03 DE FEVEREIRO DE 2018
MARTHA MEDEIROS
Aos navegantes
Se eu pudesse definir o perfil do futuro presidente (homem ou mulher), gostaria que fosse uma pessoa obstinada em encontrar soluções simples e inovadoras para velhos problemas, que fosse metódico e comprometido com a eficiência de tudo, que tivesse liderança suficiente para engajar os outros em seus projetos e que se antecipasse às crises, investindo em planejamento. Em suma, que fosse prático e criativo, mas não um aventureiro.
Aí me dou conta que esse cara existe e se chama Amyr Klink, que tantos consideram justamente um aventureiro.

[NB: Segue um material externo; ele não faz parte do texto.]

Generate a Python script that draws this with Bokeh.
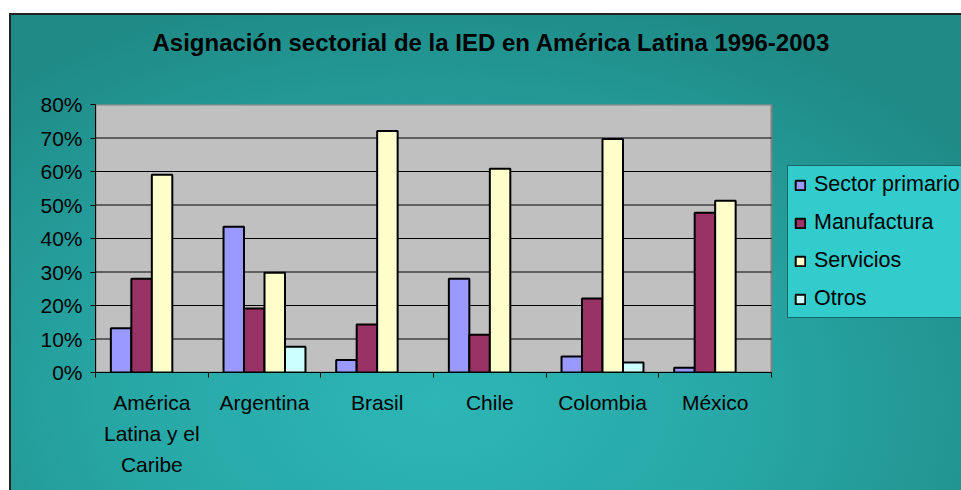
from bokeh.plotting import figure
from bokeh.models import Range1d, FixedTicker, Legend, LegendItem, ColumnDataSource, Spacer, Title
from bokeh.layouts import column, row
from bokeh.embed import file_html
from bokeh.resources import INLINE

title_text = "Asignación sectorial de la IED en América Latina 1996-2003"
categories = ["América\nLatina y el\nCaribe", "Argentina", "Brasil", "Chile", "Colombia", "México"]
series = ["Sector primario", "Manufactura", "Servicios", "Otros"]
sector_primario = [13.2, 43.5, 3.7, 28.0, 4.8, 1.4]
manufactura = [28.0, 19.1, 14.3, 11.3, 22.1, 47.7]
servicios = [59.0, 29.8, 72.1, 60.8, 69.7, 51.3]
otros = [0.0, 7.7, 0.0, 0.0, 3.0, 0.0]
y_ticks = [0, 10, 20, 30, 40, 50, 60, 70, 80]
colors = ["#9999FF", "#993366", "#FFFFCC", "#CCFFFF"]

values = [sector_primario, manufactura, servicios, otros]
n = len(categories)
bar_w = 1 / 5.5

# layout constants (pixels)
fig_w, fig_h = 952, 477
border_left, border_top, border_bottom = 86, 90, 118
plot_w = 676
frame_w = fig_w - border_left
x_end = n * frame_w / plot_w

p = figure(width=fig_w, height=fig_h, output_backend="svg", toolbar_location=None,
           x_range=Range1d(0, x_end), y_range=Range1d(y_ticks[0], y_ticks[-1]),
           min_border_left=border_left, min_border_right=0,
           min_border_top=border_top, min_border_bottom=border_bottom)
p.border_fill_color = None
p.background_fill_color = None
p.outline_line_color = None
p.styles = {"background": "radial-gradient(ellipse 70% 90% at 45% 82%, #2DB6B6 0%, #27A8A6 45%, #1F8A86 100%)",
            "box-shadow": "inset 2px 2px 0 #222"}

# plot area (gray) and gridlines
p.quad(left=0, right=n, bottom=y_ticks[0], top=y_ticks[-1], fill_color="#C0C0C0",
       line_color="#808080", line_width=2, level="underlay")
grid_y = y_ticks[1:-1]
p.segment(x0=[0] * len(grid_y), x1=[n] * len(grid_y), y0=grid_y, y1=grid_y,
          line_color="black", line_width=1, level="underlay")

items = []
for j, (name, vals) in enumerate(zip(series, values)):
    xs = [i + 0.5 + (j - 1.5) * bar_w for i in range(n)]
    tops = [v if v > 0 else float("nan") for v in vals]
    src = ColumnDataSource(dict(x=xs, top=tops))
    r = p.vbar(x="x", top="top", bottom=0, width=bar_w, source=src,
               fill_color=colors[j], line_color="black", line_width=2)
    items.append(LegendItem(label=name, renderers=[r]))

p.xgrid.visible = False
p.ygrid.visible = False

# Y axis
p.yaxis.ticker = FixedTicker(ticks=y_ticks)
p.yaxis.major_label_overrides = {t: f"{t}%" for t in y_ticks}
p.yaxis.major_label_text_font = "Liberation Sans"
p.yaxis.major_label_text_font_size = "21px"
p.yaxis.major_label_text_color = "black"
p.yaxis.major_tick_out = 5
p.yaxis.major_tick_in = 0
p.yaxis.minor_tick_line_color = None
p.yaxis.axis_line_color = "black"
p.yaxis.major_tick_line_color = "black"
p.yaxis.major_label_standoff = 8

# X axis
centers = [i + 0.5 for i in range(n)]
p.xaxis.bounds = (0, n)
p.xaxis.ticker = FixedTicker(ticks=centers, minor_ticks=list(range(n + 1)))
p.xaxis.major_label_overrides = {c: lab for c, lab in zip(centers, categories)}
p.xaxis.major_label_text_font = "Liberation Sans"
p.xaxis.major_label_text_font_size = "21px"
p.xaxis.major_label_text_color = "black"
p.xaxis.major_label_text_line_height = 1.36
p.xaxis.major_tick_out = 0
p.xaxis.major_tick_in = 0
p.xaxis.minor_tick_out = 5
p.xaxis.minor_tick_in = 0
p.xaxis.minor_tick_line_color = "black"
p.xaxis.axis_line_color = "black"
p.xaxis.major_label_standoff = 13

# Title (outermost) plus a blank spacer between it and the plot area
p.add_layout(Title(text=" ", text_font_size="10px", standoff=22), "above")
p.title.text = title_text
p.title.text_font = "Liberation Sans"
p.title.text_font_style = "bold"
p.title.text_font_size = "24px"
p.title.text_color = "black"
p.title.align = "left"
p.title.offset = 57
p.title.standoff = 27

legend = Legend(items=items, location=(692, 54))
legend.background_fill_color = "#33CCCC"
legend.background_fill_alpha = 1
legend.border_line_color = "black"
legend.border_line_width = 1
legend.label_text_font = "Liberation Sans"
legend.label_text_font_size = "21.5px"
legend.label_text_color = "black"
legend.glyph_width = 12
legend.glyph_height = 12
legend.label_height = 20
legend.spacing = 13
legend.padding = 6
legend.margin = 0
legend.label_standoff = 8
p.add_layout(legend, "center")

layout = row(Spacer(width=9), column(Spacer(height=13), p))
open("out.html", "w").write(file_html(layout, INLINE))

Não Há Tempo a Perder, seu livro lançado em 2016, é um longo depoimento dado à editora Isa Pessoa, em que ele comenta não apenas sobre suas viagens solitárias pela Antártica e sobre sua travessia da África para o Brasil num barco a remo, mas também revela sua maneira de ver o mundo, suas convicções, seu estilo de comportamento, o dinamismo com que reverte imprevistos. Focado, discorre sobre as razões pelas quais, mesmo se dedicando a uma atividade considerada perigosa como a navegação de longa distância, nunca passou por nenhuma situação muito grave e sempre voltou para casa são e salvo.
A razão é óbvia: ele não é nem um pouco aventureiro.
Ao contrário do que parece, Klink não gosta de experiências dramáticas e de colocar a vida em risco (nem a dele, nem a de ninguém) e, por isso, investe muito em conhecimento e se empenha à exaustão até realizar seus planos. Ainda assim, admite que em tudo há uma porcentagem de erro. Faz o possível para minimizá-la, mas não a ponto de ficar paralisado pela busca da perfeição - tem uma hora em que é preciso partir, já que nada é perfeito e nunca será. Então, ele vai. E volta pra contar.
Não é homem de deixar nada incompleto, pelo meio do caminho - valoriza as conclusões. Eficiência é isso: começar e terminar. Aí, lembro que o Brasil é esse imenso canteiro de obras inacabadas, de estradas esburacadas, de variados exemplos da nossa incompetência para ir até o fim, para entregar o prometido, para cumprir o combinado. Um país feito apenas de pontapés iniciais.
É fácil supor que ser presidente da República é uma viagem na qual Amyr Klink nunca sonhou em embarcar. Então, só resta recomendar a leitura de seu livro a quem pleiteia o cargo este ano, e que se dê atenção para a parte em que Klink fala da importância de não apenas cuidarmos do que é nosso, mas especialmente cuidarmos do que não é nosso - que esse pensamento seja constante e inspirador para aqueles que se apresentam como opção para governar um país que não é de alguns, e sim de todos.
Aliás, vale pro nosso cercadinho também: cuidar do que é do vizinho, cuidar do que é do colega de aula, cuidar do que é do parceiro de trabalho, cuidar do que é do bairro, da cidade, da coletividade. Um pouco mais de zelo e quem sabe a gente não continue assim, tão à deriva.